Leaving jobs is painful and expensive. You can learn about future managers in your interview, but few people do.

If you don't know better, you'll choose jobs based on what the company does, your title, your pay, the company's growth, and other things that don't affect your daily experience. In other words, "good projects."

What affects your daily experience?

Your manager more than anything else, for most people. Or the firm's management in general.

A manager who doesn't understand you, challenge you, give you responsibility and ownership of projects, and otherwise support you will destroy the value of almost anything else you like at your job.

People leave what they consider "bad management." The manager may be competent or even outstanding but may not match your style. Same result for you.

How to use "People join good projects and leave bad management."

The most valuable way to apply this phrase is your interviews, typically when you first encounter the management.

Take advantage of the interaction to learn about the management. Specifically, your future manager.

What should you ask?

Think of every manager you couldn't stand and who made you want to leave a great project. As I say in the video above, I'm writing this post because a manager just annoyed me and important issues are on my mind.

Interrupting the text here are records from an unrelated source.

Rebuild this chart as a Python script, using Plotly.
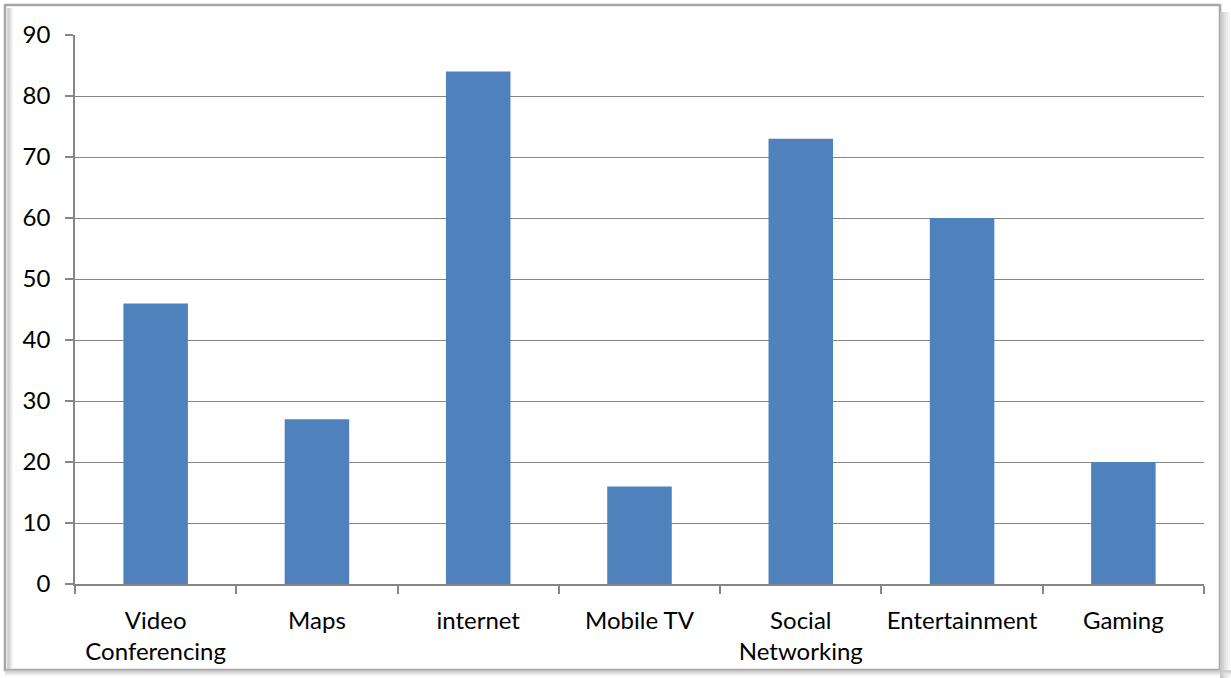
import plotly.graph_objects as go

categories = ["Video<br>Conferencing", "Maps", "internet", "Mobile TV",
              "Social<br>Networking", "Entertainment", "Gaming"]
values = [46, 27, 84, 16, 73, 60, 20]
y_ticks = [0, 10, 20, 30, 40, 50, 60, 70, 80, 90]

W, H = 1231, 678
ML, MR, MT, MB = 75, 27, 35, 94
PW, PH = W - ML - MR, H - MT - MB

def px_x(p):
    return (p - ML) / PW

def px_y(p):
    return 1 - (p - MT) / PH

fig = go.Figure(go.Bar(x=categories, y=values, marker=dict(color="#4F81BD", line=dict(width=0)),
                       width=0.4, hoverinfo="skip"))

grid = "#868686"
fig.update_layout(
    width=W, height=H,
    margin=dict(l=ML, r=MR, t=MT, b=MB),
    paper_bgcolor="white", plot_bgcolor="white",
    font=dict(family="Lato, Open Sans, sans-serif", size=24, color="#000000"),
    showlegend=False,
    bargap=0.6,
)
fig.update_xaxes(
    showline=True, linecolor=grid, linewidth=1.5,
    ticks="outside", ticklen=8, tickcolor=grid, tickwidth=1.5,
    tickson="boundaries", showgrid=False, ticklabelstandoff=14,
)
fig.update_yaxes(
    range=[0, 90], tickvals=y_ticks, showgrid=True, gridcolor=grid, gridwidth=1.2,
    showline=True, linecolor=grid, linewidth=1.5,
    ticks="outside", ticklen=8, tickcolor=grid, tickwidth=1.5,
    zeroline=False, ticklabelstandoff=10,
)

# outer chart frame with soft shadow
shapes = []
shade = ["#f4f4f4", "#ebebeb", "#e0e0e0", "#d4d4d4", "#c8c8c8"]
for i, c in enumerate(shade):
    off = len(shade) - 1 - i
    # right shadow (outside)
    shapes.append(dict(type="line", xref="paper", yref="paper",
                       x0=px_x(1221 + off * 2), x1=px_x(1221 + off * 2), y0=px_y(12), y1=px_y(H),
                       line=dict(color=c, width=2)))
    # bottom shadow (outside)
    shapes.append(dict(type="line", xref="paper", yref="paper",
                       x0=px_x(5), x1=px_x(W), y0=px_y(671 + off), y1=px_y(671 + off),
                       line=dict(color=c, width=1.5)))
    # left inner shadow
    shapes.append(dict(type="line", xref="paper", yref="paper",
                       x0=px_x(8 + off), x1=px_x(8 + off), y0=px_y(8), y1=px_y(669),
                       line=dict(color=c, width=1.5)))
shapes.append(dict(type="rect", xref="paper", yref="paper",
                   x0=px_x(5), x1=px_x(1220), y0=px_y(670), y1=px_y(5),
                   line=dict(color="#a6a6a6", width=2.5), layer="below"))
fig.update_layout(shapes=shapes)

fig.write_html("out.html", config={"displayModeBar": False},
               post_script="document.body.style.margin='0';document.body.style.overflow='hidden';")
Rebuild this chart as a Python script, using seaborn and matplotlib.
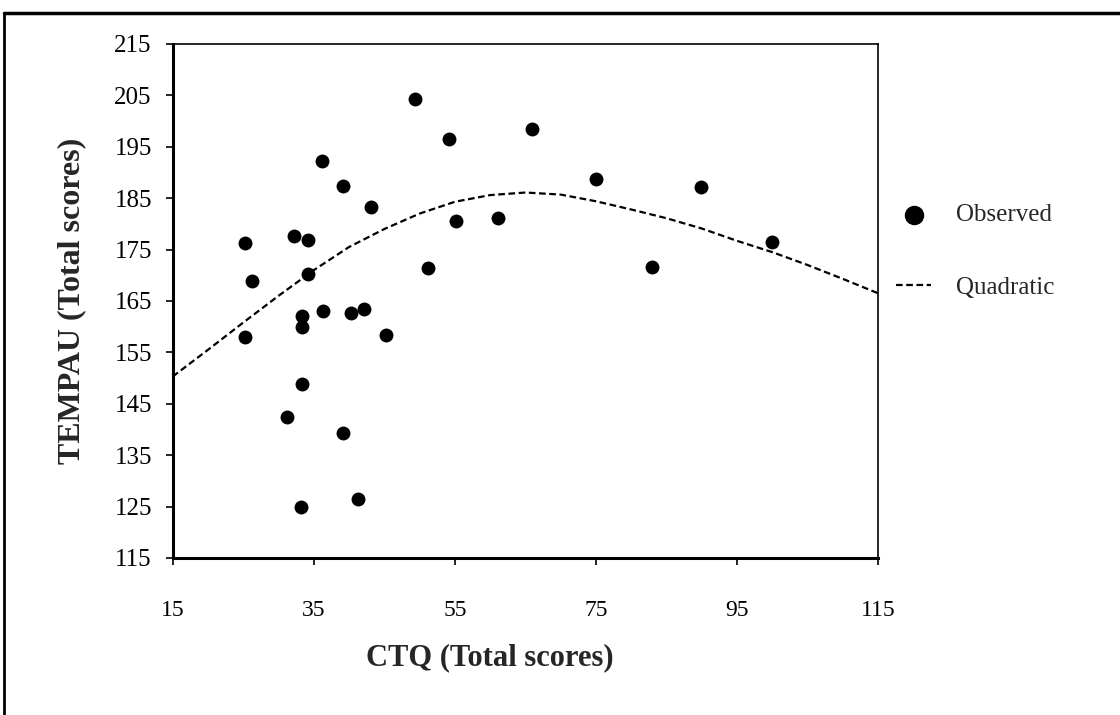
import matplotlib
matplotlib.use("Agg")
import matplotlib.pyplot as plt
import seaborn as sns
from matplotlib.lines import Line2D

# observed scores
ctq = [49.3, 54.2, 66.0, 36.2, 39.2, 43.1, 75.0, 89.9, 55.2, 61.1,
       25.3, 32.2, 34.2, 51.2, 83.0, 100.0, 26.2, 34.2, 33.3, 33.3,
       36.3, 40.3, 42.1, 45.2, 25.3, 33.4, 31.2, 39.2, 41.3, 33.2]
tempau = [204.2, 196.5, 198.5, 192.2, 187.4, 183.2, 188.7, 187.2, 180.6, 181.1,
          176.3, 177.6, 176.9, 171.4, 171.7, 176.5, 168.9, 170.3, 162.1, 160.0,
          163.1, 162.7, 163.5, 158.4, 157.9, 148.9, 142.4, 139.4, 126.5, 125.0]

# fitted quadratic curve
fit_x = [15, 20, 25, 30, 35, 40, 45, 50, 55, 60, 65, 70, 75, 80, 85, 90, 95, 100, 105, 110, 115]
fit_y = [150.3, 155.5, 160.8, 166.0, 171.0, 175.5, 179.0, 182.0, 184.3, 185.6, 186.1,
         185.7, 184.4, 182.8, 181.1, 179.1, 176.7, 174.5, 172.0, 169.3, 166.5]

x_ticks = [15, 35, 55, 75, 95, 115]
y_ticks = [115, 125, 135, 145, 155, 165, 175, 185, 195, 205, 215]

sns.set_style("white")
plt.rcParams['font.family'] = ['Liberation Serif', 'DejaVu Serif']

fig = plt.figure(figsize=(11.2, 7.15), dpi=100)
ax = fig.add_axes([0.1542, 0.2196, 0.784 - 0.1542, 0.9385 - 0.2196])

sns.scatterplot(x=ctq, y=tempau, ax=ax, color='black', s=100, edgecolor='black',
                linewidth=0, label='Observed', zorder=3)
sns.lineplot(x=fit_x, y=fit_y, ax=ax, color='black', linewidth=1.6,
             linestyle=(0, (3, 1.6)), label='Quadratic', zorder=2)

ax.set_xlim(15, 115)
ax.set_ylim(115, 215)
ax.set_xticks(x_ticks)
ax.set_yticks(y_ticks)
ax.tick_params(axis='both', direction='out', length=5, width=1.2,
               colors='black', left=True, bottom=True)
ax.tick_params(axis='x', labelsize=17, pad=25)
ax.tick_params(axis='y', labelsize=18, pad=10)

for side in ['left', 'bottom']:
    ax.spines[side].set_linewidth(2.2)
for side in ['top', 'right']:
    ax.spines[side].set_linewidth(1.2)
for sp in ax.spines.values():
    sp.set_color('black')

ax.set_xlabel('CTQ (Total scores)', fontsize=22, fontweight='bold', labelpad=16)
ax.set_ylabel('TEMPAU (Total scores)', fontsize=23, fontweight='bold', labelpad=20)
ax.xaxis.set_label_coords(0.45, -0.165)

ax.legend(loc='upper left', bbox_to_anchor=(0.8, 0.715), bbox_transform=fig.transFigure,
          frameon=False, fontsize=18, markerscale=1.4, handlelength=1.4,
          handletextpad=1.0, labelspacing=2.0, borderpad=0, borderaxespad=0)

# outer frame of the original figure
fig.add_artist(Line2D([0.004, 1.0], [0.982, 0.982], transform=fig.transFigure,
                      color='black', linewidth=2.5))
fig.add_artist(Line2D([0.004, 0.004], [0.0, 0.982], transform=fig.transFigure,
                      color='black', linewidth=2.0))

fig.savefig('out.png', dpi=100)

Ask questions about the issues you'd leave a good project over.

Did a past manager not support you? Ask the interviewer if your manager-to-be supports the staff. If the manager is interviewing you, ask him or her how this support is given.

Did a past manager not challenge you? Ask the interview how your manager-to-be challenges staff.

Was a past manager never available for you? Ask!

Get the picture? Ask about what you care about.

Is asking these questions too risky?

Clients I advise to ask such questions often wonder whether the questions are too risky. "Shouldn't I get the job first, and then find those things out?"

Not asking them is riskier!

First, I suggest that risking hating a job is greater.

Second, I suggest they try it in an interview for a job they don't care about and pay attention to the interviewer's reaction.

The reaction is always to take the client more seriously and to ask what can be done to make things work better. I'm waiting for some time when a client gets a bad reaction so I can point out the value of knowing not to take a job he or she will hate.

But the questions keep working instead.

They show you care, you're experienced, and you're comfortable. They get the interviewer talking and sharing too.

When should I ask?

For most, the challenge isn't what to ask but creating a context in which asking feels comfortable.

First, adopt the perspective that you want to find out if you'll like the job, not that you're desperate. With a discerning perspective, you'll find opportunities throughout the interview.

Next, most interviewers give you the chance.

They ask: "Do you have any questions for us?"

Most try to show off what they know about the company, missing that they're presenting themselves like everyone else. Acting like a commodity leads the company to buy you for the lowest price it can.

That's your time to ask. You can. You don't have to take my word for it. Try it yourself. Schedule a throw-away informational interview and do it.

You'll be amazed at the results.

And you may never feel compelled to leave the management of a position or company you hate.